[Code that draws figures]
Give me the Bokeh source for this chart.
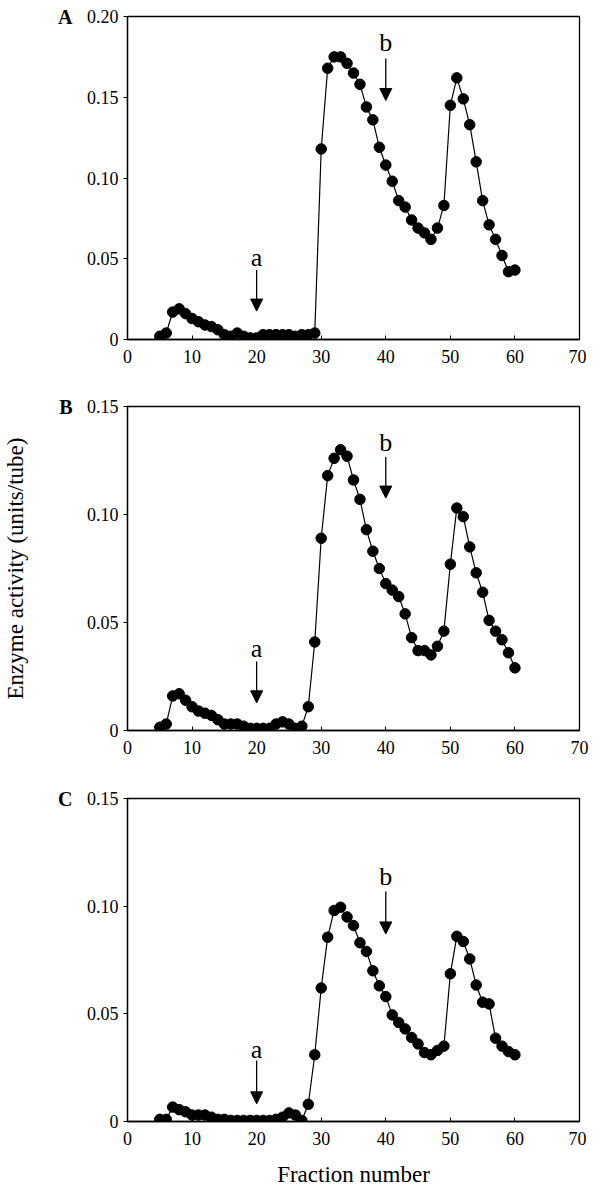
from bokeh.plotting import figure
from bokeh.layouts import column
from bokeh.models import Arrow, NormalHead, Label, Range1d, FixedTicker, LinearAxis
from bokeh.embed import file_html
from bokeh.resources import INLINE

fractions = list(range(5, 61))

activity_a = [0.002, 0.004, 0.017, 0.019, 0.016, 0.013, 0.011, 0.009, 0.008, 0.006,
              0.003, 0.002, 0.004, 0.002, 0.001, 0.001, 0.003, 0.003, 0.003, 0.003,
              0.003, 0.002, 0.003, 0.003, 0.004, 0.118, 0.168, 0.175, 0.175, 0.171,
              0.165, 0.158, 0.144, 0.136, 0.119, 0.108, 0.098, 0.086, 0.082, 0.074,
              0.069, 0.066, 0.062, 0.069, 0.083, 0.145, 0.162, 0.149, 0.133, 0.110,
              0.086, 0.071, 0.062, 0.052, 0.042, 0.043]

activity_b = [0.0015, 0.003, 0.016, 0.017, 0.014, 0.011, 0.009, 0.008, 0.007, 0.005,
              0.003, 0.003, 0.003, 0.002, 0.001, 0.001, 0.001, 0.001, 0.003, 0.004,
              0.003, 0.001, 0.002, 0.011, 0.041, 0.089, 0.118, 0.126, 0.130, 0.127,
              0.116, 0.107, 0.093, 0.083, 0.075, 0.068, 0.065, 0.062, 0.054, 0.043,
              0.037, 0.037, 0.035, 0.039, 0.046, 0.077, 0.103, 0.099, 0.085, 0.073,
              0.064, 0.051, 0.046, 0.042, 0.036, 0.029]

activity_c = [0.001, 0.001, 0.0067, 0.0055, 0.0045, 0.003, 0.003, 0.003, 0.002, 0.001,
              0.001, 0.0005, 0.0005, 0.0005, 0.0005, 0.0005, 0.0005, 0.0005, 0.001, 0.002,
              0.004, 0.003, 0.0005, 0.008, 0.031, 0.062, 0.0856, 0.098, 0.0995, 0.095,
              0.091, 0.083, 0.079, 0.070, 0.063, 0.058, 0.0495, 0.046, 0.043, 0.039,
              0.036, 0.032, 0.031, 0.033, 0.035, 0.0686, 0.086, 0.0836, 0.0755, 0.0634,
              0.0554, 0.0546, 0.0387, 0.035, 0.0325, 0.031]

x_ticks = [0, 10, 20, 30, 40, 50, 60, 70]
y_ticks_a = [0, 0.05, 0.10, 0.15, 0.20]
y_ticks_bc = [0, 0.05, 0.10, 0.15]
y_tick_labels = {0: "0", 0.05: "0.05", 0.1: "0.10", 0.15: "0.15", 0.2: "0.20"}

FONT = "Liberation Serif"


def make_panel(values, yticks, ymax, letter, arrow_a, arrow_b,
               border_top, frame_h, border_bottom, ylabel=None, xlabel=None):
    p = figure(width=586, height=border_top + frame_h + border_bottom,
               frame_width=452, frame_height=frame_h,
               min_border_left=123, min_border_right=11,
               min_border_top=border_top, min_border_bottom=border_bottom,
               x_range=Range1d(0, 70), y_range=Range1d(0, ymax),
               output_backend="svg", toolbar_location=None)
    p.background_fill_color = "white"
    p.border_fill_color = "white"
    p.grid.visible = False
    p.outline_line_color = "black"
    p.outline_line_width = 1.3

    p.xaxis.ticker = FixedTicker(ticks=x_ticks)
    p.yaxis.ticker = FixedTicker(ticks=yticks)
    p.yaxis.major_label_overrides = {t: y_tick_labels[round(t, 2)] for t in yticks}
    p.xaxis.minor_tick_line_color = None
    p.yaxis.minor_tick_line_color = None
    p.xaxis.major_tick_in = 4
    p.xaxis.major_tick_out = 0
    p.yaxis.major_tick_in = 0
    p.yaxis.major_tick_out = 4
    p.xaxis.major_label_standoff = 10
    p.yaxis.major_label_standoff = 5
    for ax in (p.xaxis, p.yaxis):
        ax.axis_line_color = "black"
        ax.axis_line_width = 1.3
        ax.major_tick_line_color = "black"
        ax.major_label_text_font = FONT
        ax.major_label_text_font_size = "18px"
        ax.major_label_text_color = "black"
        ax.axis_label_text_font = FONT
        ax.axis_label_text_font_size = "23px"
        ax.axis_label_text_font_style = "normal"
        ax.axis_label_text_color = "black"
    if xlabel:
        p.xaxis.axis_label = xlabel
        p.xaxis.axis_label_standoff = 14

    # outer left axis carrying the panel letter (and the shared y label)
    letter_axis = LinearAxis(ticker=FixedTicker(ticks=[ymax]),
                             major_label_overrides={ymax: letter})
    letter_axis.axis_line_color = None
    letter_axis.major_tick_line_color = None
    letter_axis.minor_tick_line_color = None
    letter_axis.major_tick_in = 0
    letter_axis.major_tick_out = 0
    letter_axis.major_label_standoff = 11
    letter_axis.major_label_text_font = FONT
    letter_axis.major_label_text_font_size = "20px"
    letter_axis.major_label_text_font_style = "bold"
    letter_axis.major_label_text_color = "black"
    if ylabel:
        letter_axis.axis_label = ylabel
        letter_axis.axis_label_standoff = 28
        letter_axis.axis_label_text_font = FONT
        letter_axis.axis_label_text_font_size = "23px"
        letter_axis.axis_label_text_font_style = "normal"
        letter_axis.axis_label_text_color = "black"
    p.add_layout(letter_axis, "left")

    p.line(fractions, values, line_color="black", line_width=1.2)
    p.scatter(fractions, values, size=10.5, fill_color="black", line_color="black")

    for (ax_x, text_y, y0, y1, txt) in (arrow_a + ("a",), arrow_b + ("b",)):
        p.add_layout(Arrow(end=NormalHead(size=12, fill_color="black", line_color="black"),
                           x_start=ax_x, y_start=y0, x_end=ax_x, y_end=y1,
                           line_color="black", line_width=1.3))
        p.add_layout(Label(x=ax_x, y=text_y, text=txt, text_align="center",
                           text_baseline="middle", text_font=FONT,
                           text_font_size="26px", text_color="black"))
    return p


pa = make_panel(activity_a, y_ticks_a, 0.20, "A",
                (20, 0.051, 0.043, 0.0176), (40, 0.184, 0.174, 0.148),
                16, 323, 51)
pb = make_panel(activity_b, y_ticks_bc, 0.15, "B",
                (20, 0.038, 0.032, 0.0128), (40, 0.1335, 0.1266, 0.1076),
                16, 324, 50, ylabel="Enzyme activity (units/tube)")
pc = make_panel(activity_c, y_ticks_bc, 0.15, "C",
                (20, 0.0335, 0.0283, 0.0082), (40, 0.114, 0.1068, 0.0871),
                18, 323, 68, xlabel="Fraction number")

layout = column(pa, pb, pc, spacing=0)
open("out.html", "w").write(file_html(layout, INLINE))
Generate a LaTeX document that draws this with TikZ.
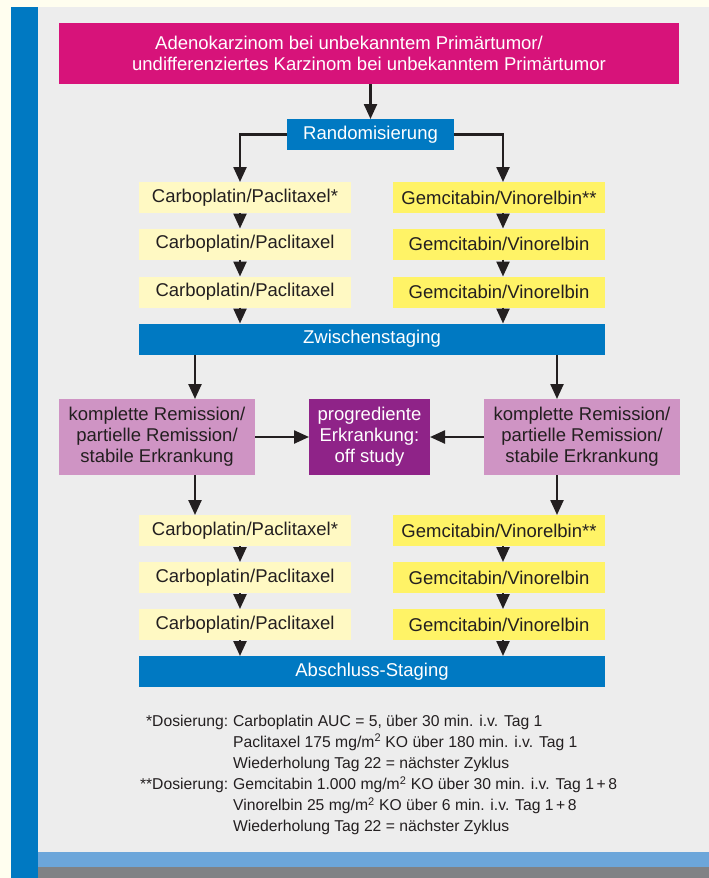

### WRITTEN TASK
Please quote exactly the run of lines that starts the entries and ends at the line containing "fractions = list(range(5, 61))", leaving out every picture.

### REPLY TO THE EXERCISE
Give me the Bokeh source for this chart.
from bokeh.plotting import figure
from bokeh.layouts import column
from bokeh.models import Arrow, NormalHead, Label, Range1d, FixedTicker, LinearAxis
from bokeh.embed import file_html
from bokeh.resources import INLINE

fractions = list(range(5, 61))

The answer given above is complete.